— Begin —
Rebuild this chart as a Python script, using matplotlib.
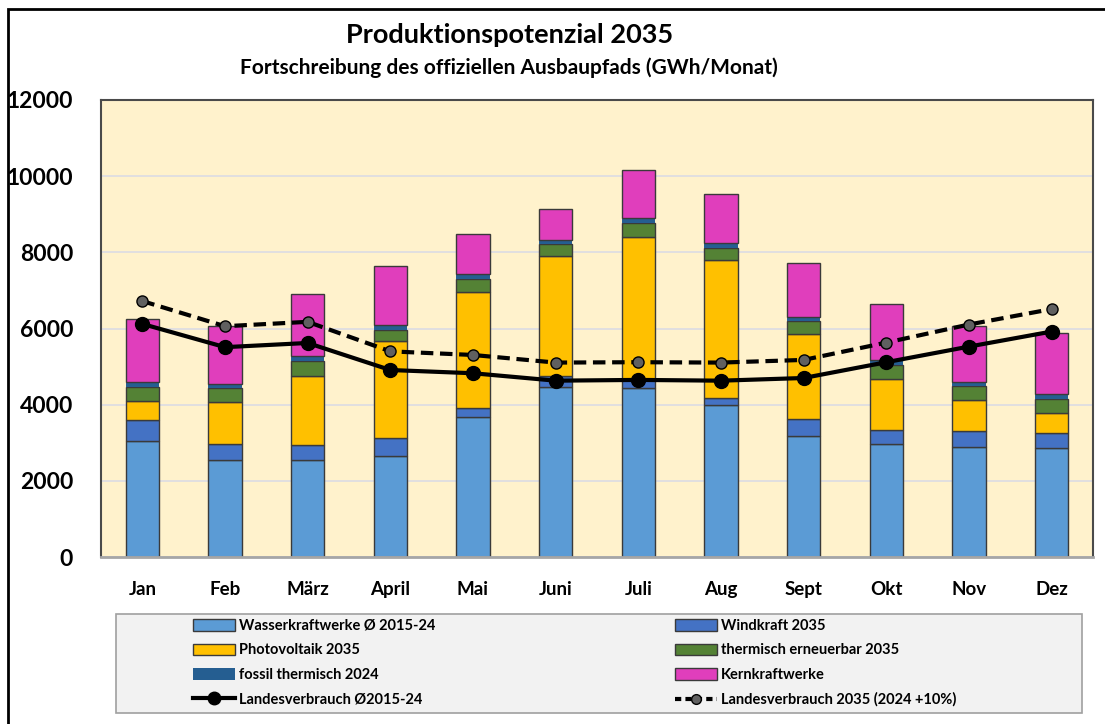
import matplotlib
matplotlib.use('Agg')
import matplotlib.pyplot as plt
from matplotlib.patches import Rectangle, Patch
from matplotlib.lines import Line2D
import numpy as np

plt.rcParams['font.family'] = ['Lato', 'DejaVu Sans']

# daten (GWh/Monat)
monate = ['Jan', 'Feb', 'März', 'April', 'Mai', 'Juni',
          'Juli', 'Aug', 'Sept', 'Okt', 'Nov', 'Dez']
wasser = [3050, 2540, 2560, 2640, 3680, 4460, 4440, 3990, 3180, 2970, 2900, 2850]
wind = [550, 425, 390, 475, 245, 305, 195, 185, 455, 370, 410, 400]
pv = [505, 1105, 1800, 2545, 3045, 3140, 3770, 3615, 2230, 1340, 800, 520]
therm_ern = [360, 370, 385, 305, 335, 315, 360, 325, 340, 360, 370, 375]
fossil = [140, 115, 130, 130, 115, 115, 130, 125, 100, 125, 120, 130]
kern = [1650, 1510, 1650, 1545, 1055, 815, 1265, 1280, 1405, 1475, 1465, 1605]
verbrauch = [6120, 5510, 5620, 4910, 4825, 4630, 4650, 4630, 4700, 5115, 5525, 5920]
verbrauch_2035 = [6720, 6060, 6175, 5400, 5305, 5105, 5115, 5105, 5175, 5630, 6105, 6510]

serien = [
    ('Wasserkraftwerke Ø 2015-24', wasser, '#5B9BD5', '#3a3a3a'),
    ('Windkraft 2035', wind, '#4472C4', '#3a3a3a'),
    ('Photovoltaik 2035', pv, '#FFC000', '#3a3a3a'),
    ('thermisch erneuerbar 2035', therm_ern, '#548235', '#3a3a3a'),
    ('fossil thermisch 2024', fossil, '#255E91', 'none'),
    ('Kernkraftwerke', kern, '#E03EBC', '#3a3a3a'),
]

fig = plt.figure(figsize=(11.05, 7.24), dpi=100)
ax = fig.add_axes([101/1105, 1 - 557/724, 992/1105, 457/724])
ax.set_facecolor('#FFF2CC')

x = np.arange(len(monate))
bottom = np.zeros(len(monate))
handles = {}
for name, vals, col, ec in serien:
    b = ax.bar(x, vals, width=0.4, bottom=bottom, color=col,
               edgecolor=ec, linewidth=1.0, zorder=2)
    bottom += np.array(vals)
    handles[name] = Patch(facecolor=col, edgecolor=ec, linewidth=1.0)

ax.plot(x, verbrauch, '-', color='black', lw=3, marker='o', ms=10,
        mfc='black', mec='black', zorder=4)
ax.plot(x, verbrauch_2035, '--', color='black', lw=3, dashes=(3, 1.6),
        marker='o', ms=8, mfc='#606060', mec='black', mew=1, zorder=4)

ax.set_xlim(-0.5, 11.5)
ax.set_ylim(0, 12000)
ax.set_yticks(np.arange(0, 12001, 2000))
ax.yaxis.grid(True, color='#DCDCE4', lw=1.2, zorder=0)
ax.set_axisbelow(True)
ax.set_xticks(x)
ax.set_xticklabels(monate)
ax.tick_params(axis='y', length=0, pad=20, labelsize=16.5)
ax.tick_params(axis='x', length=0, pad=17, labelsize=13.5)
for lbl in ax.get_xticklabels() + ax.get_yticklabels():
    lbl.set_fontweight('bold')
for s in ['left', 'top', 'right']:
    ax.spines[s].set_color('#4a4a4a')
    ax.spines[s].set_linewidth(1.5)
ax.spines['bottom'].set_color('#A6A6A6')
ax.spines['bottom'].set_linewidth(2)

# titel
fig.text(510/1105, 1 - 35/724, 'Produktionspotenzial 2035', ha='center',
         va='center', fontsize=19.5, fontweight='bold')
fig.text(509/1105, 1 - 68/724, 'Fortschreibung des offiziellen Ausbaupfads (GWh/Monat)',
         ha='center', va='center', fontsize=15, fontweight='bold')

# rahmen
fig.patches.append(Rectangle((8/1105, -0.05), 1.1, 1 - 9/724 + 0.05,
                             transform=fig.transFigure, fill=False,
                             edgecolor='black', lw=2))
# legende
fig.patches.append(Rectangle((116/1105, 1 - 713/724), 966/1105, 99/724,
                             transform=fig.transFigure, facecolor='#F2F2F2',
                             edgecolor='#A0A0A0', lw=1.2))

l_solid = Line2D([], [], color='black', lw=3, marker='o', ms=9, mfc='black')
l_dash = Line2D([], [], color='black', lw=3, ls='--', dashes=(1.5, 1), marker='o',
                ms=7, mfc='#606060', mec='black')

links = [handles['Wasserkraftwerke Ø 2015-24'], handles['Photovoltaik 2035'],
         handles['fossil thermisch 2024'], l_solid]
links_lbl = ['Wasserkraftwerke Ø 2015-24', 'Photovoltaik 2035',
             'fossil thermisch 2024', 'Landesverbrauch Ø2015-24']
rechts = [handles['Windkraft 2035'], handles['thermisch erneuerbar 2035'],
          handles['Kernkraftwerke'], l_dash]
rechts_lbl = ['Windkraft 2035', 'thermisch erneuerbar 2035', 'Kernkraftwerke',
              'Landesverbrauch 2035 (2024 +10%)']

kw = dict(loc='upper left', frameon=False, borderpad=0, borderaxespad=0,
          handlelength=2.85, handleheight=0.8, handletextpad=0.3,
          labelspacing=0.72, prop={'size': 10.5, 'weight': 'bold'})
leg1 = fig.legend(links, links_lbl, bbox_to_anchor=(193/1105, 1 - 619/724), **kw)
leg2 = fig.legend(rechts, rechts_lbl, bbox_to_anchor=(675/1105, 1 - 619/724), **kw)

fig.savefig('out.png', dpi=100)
— End —
Instruction:
Please restate the material above line by line, exactly, beginning at its first line and ending with the line that contains "import numpy as np", without any pictures.

Task response:
Rebuild this chart as a Python script, using matplotlib.
import matplotlib
matplotlib.use('Agg')
import matplotlib.pyplot as plt
from matplotlib.patches import Rectangle, Patch
from matplotlib.lines import Line2D
import numpy as np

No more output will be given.